The Forum limited its demands of the federal government to seven, including:
* Create incentives for recruiting teachers to high-need fields and locations
* Strengthen teacher preparation
* Make teacher education performance-based
* Support mentoring for all beginning teachers
* Create sustained, practice-based collegial learning opportunities for teachers
* Develop teaching careers that reward, develop, and share expertise
* Mount a major initiative to prepare and support expert school leaders
Two different paths.  Two different perspectives.  Two different rubrics.  So which direction are we headed?  Clearly, Hope Street is more closely aligned with the priorities, objectives, and goals of the U.S. Department of Education and reform-minded school leaders such as Joel Klein and Michelle Rhee.  And the emphasis on results — recognizing that talks of teacher quality are relatively hollow if they don’t translate into improved achievement and performance in the classroom — are key if we are to turn around our nation’s low-performing schools and improve overall student achievement while closing the persistent learning gaps our school districts have struggled with for decades.
But can we achieve that vision without first addressing the ideas and issues laid out by the Forum?  Can we achieve results-based improvement in teacher quality if we do not first address those inputs that go into building and supporting an effective teacher?  In an era where results are king, how important is the process that gets us there?

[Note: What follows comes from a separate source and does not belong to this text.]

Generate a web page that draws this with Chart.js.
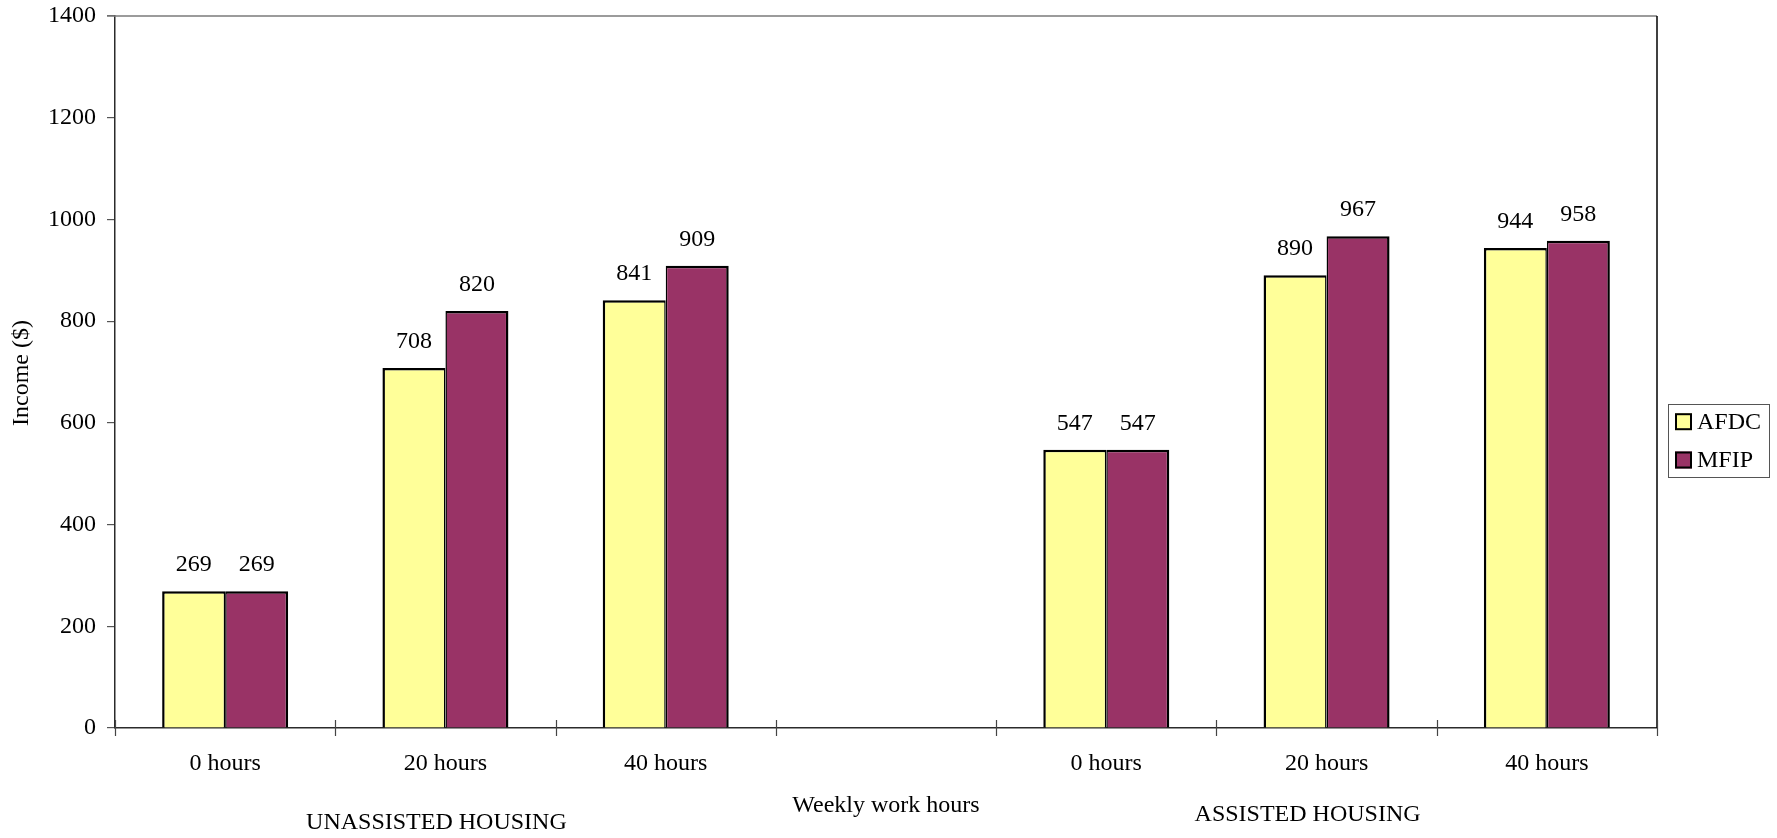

From the cheap seats, it seems clear that this should not and cannot be an either/or approach.  If we want to see the tangible results (as advocated by Hope Street and others) we need to invest in the systems and structures that build and support effective teachers (as called for by the Forum).  If we don’t, teacher quality will remain that great white whale for the EdSec and policy voices across the country, always top of mind, but always out of reach.  If we are going to catch our Moby Dick, we need to find those areas of agreement between the inputs advocates and the outcomes champions and find the common ground to build comprehensive expectations and rubrics for real teacher quality.  It may be the only way to have the true impact so many are now looking to have on what happens in the classroom.